(To be done):
Retype the data that follows line by line, exactly, and leave its pictures out.

-- Material provided start --

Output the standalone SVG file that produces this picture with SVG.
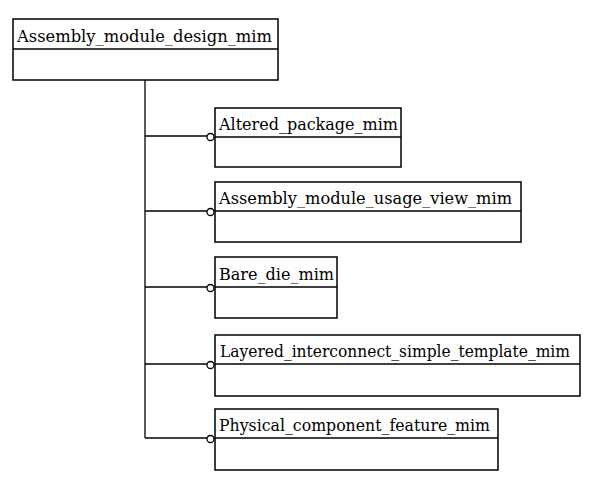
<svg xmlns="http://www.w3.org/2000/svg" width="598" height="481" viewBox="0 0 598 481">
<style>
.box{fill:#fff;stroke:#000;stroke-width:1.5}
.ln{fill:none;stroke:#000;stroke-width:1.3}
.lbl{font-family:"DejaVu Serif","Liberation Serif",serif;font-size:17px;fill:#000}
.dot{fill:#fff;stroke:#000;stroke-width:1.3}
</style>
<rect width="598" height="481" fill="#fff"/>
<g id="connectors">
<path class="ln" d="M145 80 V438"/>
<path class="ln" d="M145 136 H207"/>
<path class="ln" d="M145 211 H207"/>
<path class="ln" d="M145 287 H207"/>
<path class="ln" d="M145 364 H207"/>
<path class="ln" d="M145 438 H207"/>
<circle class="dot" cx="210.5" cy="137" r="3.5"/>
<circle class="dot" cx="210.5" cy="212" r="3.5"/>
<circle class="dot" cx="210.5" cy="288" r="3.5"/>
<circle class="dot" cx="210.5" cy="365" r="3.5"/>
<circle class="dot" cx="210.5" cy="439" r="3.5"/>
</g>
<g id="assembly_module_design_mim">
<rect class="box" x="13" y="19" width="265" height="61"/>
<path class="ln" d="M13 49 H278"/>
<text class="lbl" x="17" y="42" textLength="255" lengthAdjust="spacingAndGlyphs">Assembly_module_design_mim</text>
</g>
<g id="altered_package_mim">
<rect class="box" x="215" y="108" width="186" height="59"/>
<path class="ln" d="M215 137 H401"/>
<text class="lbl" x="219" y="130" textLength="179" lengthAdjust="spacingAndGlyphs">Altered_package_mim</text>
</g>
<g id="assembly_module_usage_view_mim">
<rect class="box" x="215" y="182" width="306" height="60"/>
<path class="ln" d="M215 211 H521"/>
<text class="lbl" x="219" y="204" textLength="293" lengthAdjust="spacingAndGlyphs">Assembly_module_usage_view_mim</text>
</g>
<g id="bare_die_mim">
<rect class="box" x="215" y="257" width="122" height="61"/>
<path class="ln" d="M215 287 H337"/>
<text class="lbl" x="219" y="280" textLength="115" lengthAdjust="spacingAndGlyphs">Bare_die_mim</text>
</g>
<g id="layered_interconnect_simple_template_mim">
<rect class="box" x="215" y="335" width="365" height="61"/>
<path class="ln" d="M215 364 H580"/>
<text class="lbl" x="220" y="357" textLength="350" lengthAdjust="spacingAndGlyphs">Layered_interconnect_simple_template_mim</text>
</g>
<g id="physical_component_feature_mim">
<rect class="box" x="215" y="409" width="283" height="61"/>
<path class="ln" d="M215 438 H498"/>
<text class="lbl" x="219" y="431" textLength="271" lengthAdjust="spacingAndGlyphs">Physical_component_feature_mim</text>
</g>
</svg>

-- Material provided end --

(Result below):
Output the standalone SVG file that produces this picture with SVG.
<svg xmlns="http://www.w3.org/2000/svg" width="598" height="481" viewBox="0 0 598 481">
<style>
.box{fill:#fff;stroke:#000;stroke-width:1.5}
.ln{fill:none;stroke:#000;stroke-width:1.3}
.lbl{font-family:"DejaVu Serif","Liberation Serif",serif;font-size:17px;fill:#000}
.dot{fill:#fff;stroke:#000;stroke-width:1.3}
</style>
<rect width="598" height="481" fill="#fff"/>
<g id="connectors">
<path class="ln" d="M145 80 V438"/>
<path class="ln" d="M145 136 H207"/>
<path class="ln" d="M145 211 H207"/>
<path class="ln" d="M145 287 H207"/>
<path class="ln" d="M145 364 H207"/>
<path class="ln" d="M145 438 H207"/>
<circle class="dot" cx="210.5" cy="137" r="3.5"/>
<circle class="dot" cx="210.5" cy="212" r="3.5"/>
<circle class="dot" cx="210.5" cy="288" r="3.5"/>
<circle class="dot" cx="210.5" cy="365" r="3.5"/>
<circle class="dot" cx="210.5" cy="439" r="3.5"/>
</g>
<g id="assembly_module_design_mim">
<rect class="box" x="13" y="19" width="265" height="61"/>
<path class="ln" d="M13 49 H278"/>
<text class="lbl" x="17" y="42" textLength="255" lengthAdjust="spacingAndGlyphs">Assembly_module_design_mim</text>
</g>
<g id="altered_package_mim">
<rect class="box" x="215" y="108" width="186" height="59"/>
<path class="ln" d="M215 137 H401"/>
<text class="lbl" x="219" y="130" textLength="179" lengthAdjust="spacingAndGlyphs">Altered_package_mim</text>
</g>
<g id="assembly_module_usage_view_mim">
<rect class="box" x="215" y="182" width="306" height="60"/>
<path class="ln" d="M215 211 H521"/>
<text class="lbl" x="219" y="204" textLength="293" lengthAdjust="spacingAndGlyphs">Assembly_module_usage_view_mim</text>
</g>
<g id="bare_die_mim">
<rect class="box" x="215" y="257" width="122" height="61"/>
<path class="ln" d="M215 287 H337"/>
<text class="lbl" x="219" y="280" textLength="115" lengthAdjust="spacingAndGlyphs">Bare_die_mim</text>
</g>
<g id="layered_interconnect_simple_template_mim">
<rect class="box" x="215" y="335" width="365" height="61"/>
<path class="ln" d="M215 364 H580"/>
<text class="lbl" x="220" y="357" textLength="350" lengthAdjust="spacingAndGlyphs">Layered_interconnect_simple_template_mim</text>
</g>
<g id="physical_component_feature_mim">
<rect class="box" x="215" y="409" width="283" height="61"/>
<path class="ln" d="M215 438 H498"/>
<text class="lbl" x="219" y="431" textLength="271" lengthAdjust="spacingAndGlyphs">Physical_component_feature_mim</text>
</g>
</svg>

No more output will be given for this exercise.